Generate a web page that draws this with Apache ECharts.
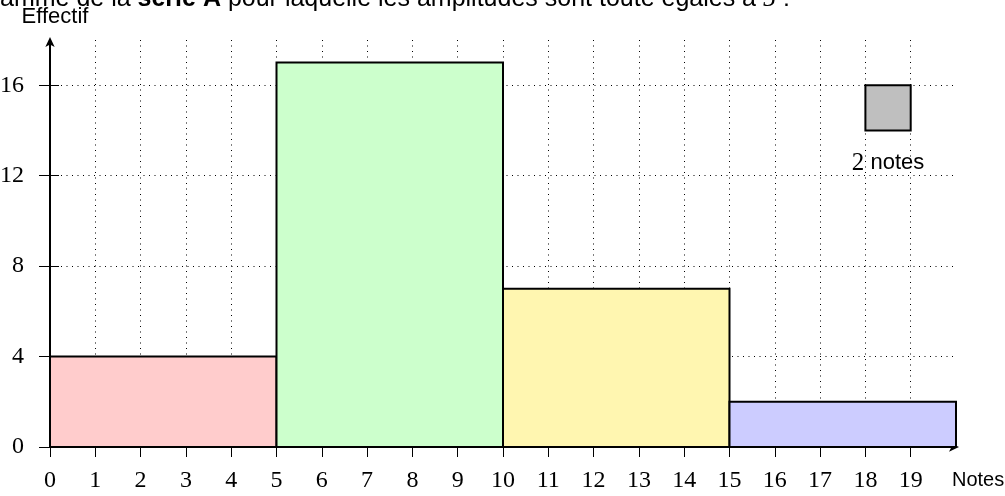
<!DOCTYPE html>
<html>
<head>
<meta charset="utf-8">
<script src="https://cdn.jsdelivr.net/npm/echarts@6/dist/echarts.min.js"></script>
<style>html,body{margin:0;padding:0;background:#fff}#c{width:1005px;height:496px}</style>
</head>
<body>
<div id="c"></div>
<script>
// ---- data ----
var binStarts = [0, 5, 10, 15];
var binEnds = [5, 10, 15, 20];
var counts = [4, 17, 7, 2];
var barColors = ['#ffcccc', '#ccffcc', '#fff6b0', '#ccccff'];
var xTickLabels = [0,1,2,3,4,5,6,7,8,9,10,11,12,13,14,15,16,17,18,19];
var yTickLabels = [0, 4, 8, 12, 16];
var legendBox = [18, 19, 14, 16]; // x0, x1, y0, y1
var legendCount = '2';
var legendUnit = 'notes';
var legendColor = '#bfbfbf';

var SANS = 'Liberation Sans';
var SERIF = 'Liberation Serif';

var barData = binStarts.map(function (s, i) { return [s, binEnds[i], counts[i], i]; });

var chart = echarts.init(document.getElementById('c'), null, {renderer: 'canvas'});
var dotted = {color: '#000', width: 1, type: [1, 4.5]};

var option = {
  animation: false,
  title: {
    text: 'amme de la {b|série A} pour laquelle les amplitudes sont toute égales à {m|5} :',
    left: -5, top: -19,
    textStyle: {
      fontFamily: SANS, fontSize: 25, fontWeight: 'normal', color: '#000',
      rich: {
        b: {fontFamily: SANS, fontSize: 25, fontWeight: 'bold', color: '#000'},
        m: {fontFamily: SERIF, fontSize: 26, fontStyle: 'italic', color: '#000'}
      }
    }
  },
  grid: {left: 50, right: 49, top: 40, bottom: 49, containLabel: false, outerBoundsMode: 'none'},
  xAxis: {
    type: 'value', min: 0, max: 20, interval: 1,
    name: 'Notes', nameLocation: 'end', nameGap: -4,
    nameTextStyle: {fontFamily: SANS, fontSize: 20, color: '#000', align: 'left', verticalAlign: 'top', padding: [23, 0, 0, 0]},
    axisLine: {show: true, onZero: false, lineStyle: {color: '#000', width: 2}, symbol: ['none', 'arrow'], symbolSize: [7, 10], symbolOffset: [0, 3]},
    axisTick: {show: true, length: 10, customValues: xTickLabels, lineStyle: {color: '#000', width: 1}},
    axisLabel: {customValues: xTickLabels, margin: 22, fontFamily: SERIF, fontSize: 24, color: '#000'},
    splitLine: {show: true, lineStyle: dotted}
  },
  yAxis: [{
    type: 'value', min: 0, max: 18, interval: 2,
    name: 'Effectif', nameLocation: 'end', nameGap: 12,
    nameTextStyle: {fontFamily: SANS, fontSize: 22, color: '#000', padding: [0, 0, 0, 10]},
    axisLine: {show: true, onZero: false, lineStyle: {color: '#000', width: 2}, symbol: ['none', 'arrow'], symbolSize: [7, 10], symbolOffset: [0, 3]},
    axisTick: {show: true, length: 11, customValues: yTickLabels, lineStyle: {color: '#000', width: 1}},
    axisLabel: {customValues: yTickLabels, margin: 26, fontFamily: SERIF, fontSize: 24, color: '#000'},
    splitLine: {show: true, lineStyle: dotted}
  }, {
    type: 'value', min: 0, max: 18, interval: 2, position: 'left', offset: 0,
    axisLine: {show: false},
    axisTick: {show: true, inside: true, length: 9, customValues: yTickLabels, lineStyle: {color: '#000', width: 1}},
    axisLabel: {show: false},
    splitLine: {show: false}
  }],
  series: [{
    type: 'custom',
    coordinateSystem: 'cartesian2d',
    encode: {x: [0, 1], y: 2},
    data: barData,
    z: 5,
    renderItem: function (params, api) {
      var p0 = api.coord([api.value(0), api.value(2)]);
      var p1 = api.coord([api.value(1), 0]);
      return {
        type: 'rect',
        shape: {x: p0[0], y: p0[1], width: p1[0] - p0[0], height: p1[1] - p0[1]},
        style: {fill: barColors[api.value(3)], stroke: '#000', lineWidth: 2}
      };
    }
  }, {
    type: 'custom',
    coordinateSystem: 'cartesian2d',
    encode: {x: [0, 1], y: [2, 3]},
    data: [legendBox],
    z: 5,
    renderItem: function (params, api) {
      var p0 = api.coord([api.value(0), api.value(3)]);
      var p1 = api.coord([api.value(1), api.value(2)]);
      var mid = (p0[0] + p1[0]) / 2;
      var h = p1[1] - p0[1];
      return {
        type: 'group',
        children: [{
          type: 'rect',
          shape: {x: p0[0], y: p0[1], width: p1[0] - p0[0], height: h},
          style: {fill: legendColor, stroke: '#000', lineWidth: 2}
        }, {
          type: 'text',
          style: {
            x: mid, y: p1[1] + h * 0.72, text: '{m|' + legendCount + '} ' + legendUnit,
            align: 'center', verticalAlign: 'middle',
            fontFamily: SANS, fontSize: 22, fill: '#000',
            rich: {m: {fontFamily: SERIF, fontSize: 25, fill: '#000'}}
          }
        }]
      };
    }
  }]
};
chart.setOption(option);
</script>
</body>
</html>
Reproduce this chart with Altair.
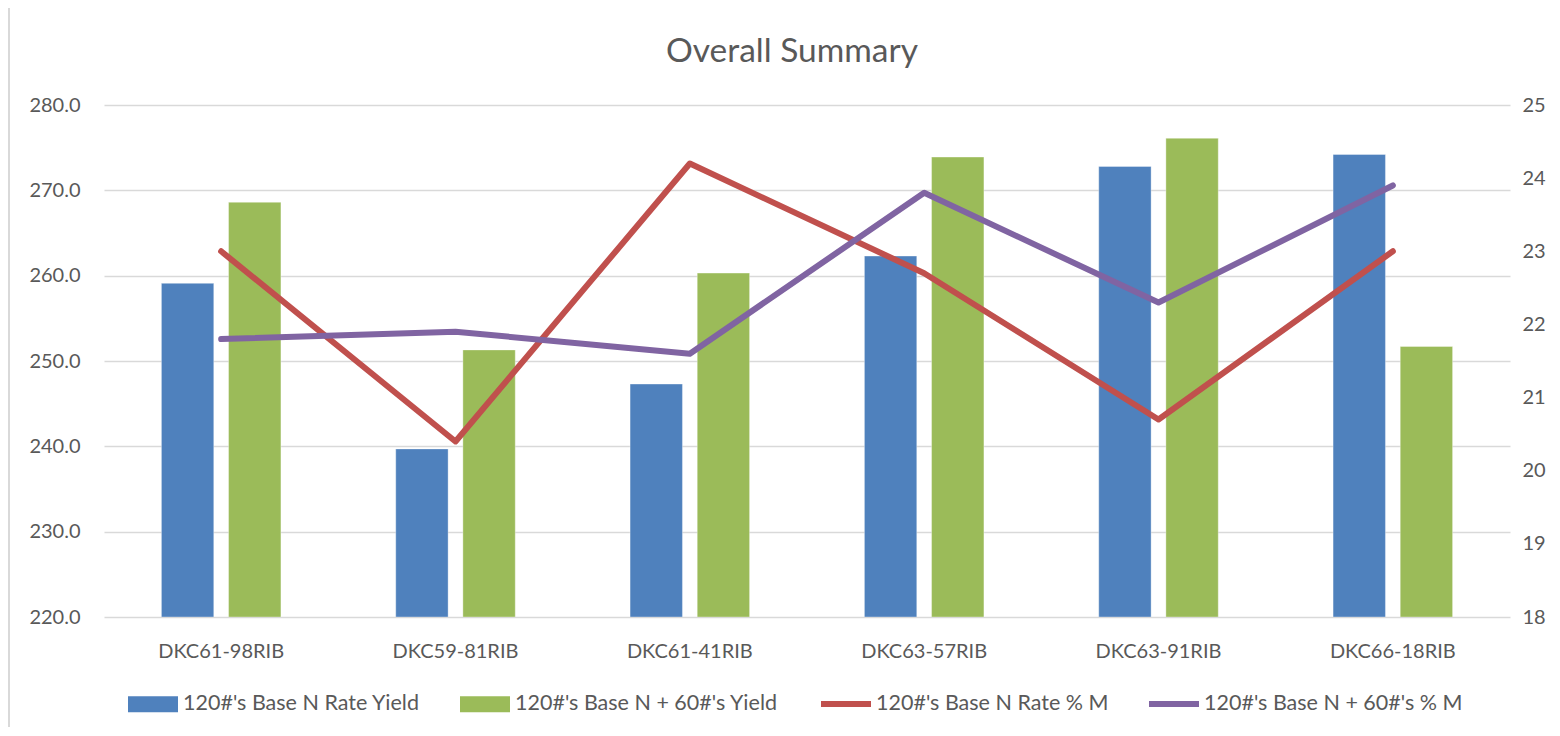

EXERCISE → Transcribe the material exactly, leaving every picture out.

ANSWER TO THIS PROBLEM →
Generate a web page that draws this with Apache ECharts.
<!DOCTYPE html>
<html>
<head>
<meta charset="utf-8">
<script src="https://cdn.jsdelivr.net/npm/echarts@6/dist/echarts.min.js"></script>
<style>html,body{margin:0;padding:0;background:#fff}#c{width:1005px;height:496px}</style>
</head>
<body>
<div id="c"></div>
<script>
// ---- data ----
var binStarts = [0, 5, 10, 15];
var binEnds = [5, 10, 15, 20];
var counts = [4, 17, 7, 2];
var barColors = ['#ffcccc', '#ccffcc', '#fff6b0', '#ccccff'];
var xTickLabels = [0,1,2,3,4,5,6,7,8,9,10,11,12,13,14,15,16,17,18,19];
var yTickLabels = [0, 4, 8, 12, 16];
var legendBox = [18, 19, 14, 16]; // x0, x1, y0, y1
var legendCount = '2';
var legendUnit = 'notes';
var legendColor = '#bfbfbf';

var SANS = 'Liberation Sans';
var SERIF = 'Liberation Serif';

var barData = binStarts.map(function (s, i) { return [s, binEnds[i], counts[i], i]; });

var chart = echarts.init(document.getElementById('c'), null, {renderer: 'canvas'});
var dotted = {color: '#000', width: 1, type: [1, 4.5]};

var option = {
  animation: false,
  title: {
    text: 'amme de la {b|série A} pour laquelle les amplitudes sont toute égales à {m|5} :',
    left: -5, top: -19,
    textStyle: {
      fontFamily: SANS, fontSize: 25, fontWeight: 'normal', color: '#000',
      rich: {
        b: {fontFamily: SANS, fontSize: 25, fontWeight: 'bold', color: '#000'},
        m: {fontFamily: SERIF, fontSize: 26, fontStyle: 'italic', color: '#000'}
      }
    }
  },
  grid: {left: 50, right: 49, top: 40, bottom: 49, containLabel: false, outerBoundsMode: 'none'},
  xAxis: {
    type: 'value', min: 0, max: 20, interval: 1,
    name: 'Notes', nameLocation: 'end', nameGap: -4,
    nameTextStyle: {fontFamily: SANS, fontSize: 20, color: '#000', align: 'left', verticalAlign: 'top', padding: [23, 0, 0, 0]},
    axisLine: {show: true, onZero: false, lineStyle: {color: '#000', width: 2}, symbol: ['none', 'arrow'], symbolSize: [7, 10], symbolOffset: [0, 3]},
    axisTick: {show: true, length: 10, customValues: xTickLabels, lineStyle: {color: '#000', width: 1}},
    axisLabel: {customValues: xTickLabels, margin: 22, fontFamily: SERIF, fontSize: 24, color: '#000'},
    splitLine: {show: true, lineStyle: dotted}
  },
  yAxis: [{
    type: 'value', min: 0, max: 18, interval: 2,
    name: 'Effectif', nameLocation: 'end', nameGap: 12,
    nameTextStyle: {fontFamily: SANS, fontSize: 22, color: '#000', padding: [0, 0, 0, 10]},
    axisLine: {show: true, onZero: false, lineStyle: {color: '#000', width: 2}, symbol: ['none', 'arrow'], symbolSize: [7, 10], symbolOffset: [0, 3]},
    axisTick: {show: true, length: 11, customValues: yTickLabels, lineStyle: {color: '#000', width: 1}},
    axisLabel: {customValues: yTickLabels, margin: 26, fontFamily: SERIF, fontSize: 24, color: '#000'},
    splitLine: {show: true, lineStyle: dotted}
  }, {
    type: 'value', min: 0, max: 18, interval: 2, position: 'left', offset: 0,
    axisLine: {show: false},
    axisTick: {show: true, inside: true, length: 9, customValues: yTickLabels, lineStyle: {color: '#000', width: 1}},
    axisLabel: {show: false},
    splitLine: {show: false}
  }],
  series: [{
    type: 'custom',
    coordinateSystem: 'cartesian2d',
    encode: {x: [0, 1], y: 2},
    data: barData,
    z: 5,
    renderItem: function (params, api) {
      var p0 = api.coord([api.value(0), api.value(2)]);
      var p1 = api.coord([api.value(1), 0]);
      return {
        type: 'rect',
        shape: {x: p0[0], y: p0[1], width: p1[0] - p0[0], height: p1[1] - p0[1]},
        style: {fill: barColors[api.value(3)], stroke: '#000', lineWidth: 2}
      };
    }
  }, {
    type: 'custom',
    coordinateSystem: 'cartesian2d',
    encode: {x: [0, 1], y: [2, 3]},
    data: [legendBox],
    z: 5,
    renderItem: function (params, api) {
      var p0 = api.coord([api.value(0), api.value(3)]);
      var p1 = api.coord([api.value(1), api.value(2)]);
      var mid = (p0[0] + p1[0]) / 2;
      var h = p1[1] - p0[1];
      return {
        type: 'group',
        children: [{
          type: 'rect',
          shape: {x: p0[0], y: p0[1], width: p1[0] - p0[0], height: h},
          style: {fill: legendColor, stroke: '#000', lineWidth: 2}
        }, {
          type: 'text',
          style: {
            x: mid, y: p1[1] + h * 0.72, text: '{m|' + legendCount + '} ' + legendUnit,
            align: 'center', verticalAlign: 'middle',
            fontFamily: SANS, fontSize: 22, fill: '#000',
            rich: {m: {fontFamily: SERIF, fontSize: 25, fill: '#000'}}
          }
        }]
      };
    }
  }]
};
chart.setOption(option);
</script>
</body>
</html>
Reproduce this chart with Altair.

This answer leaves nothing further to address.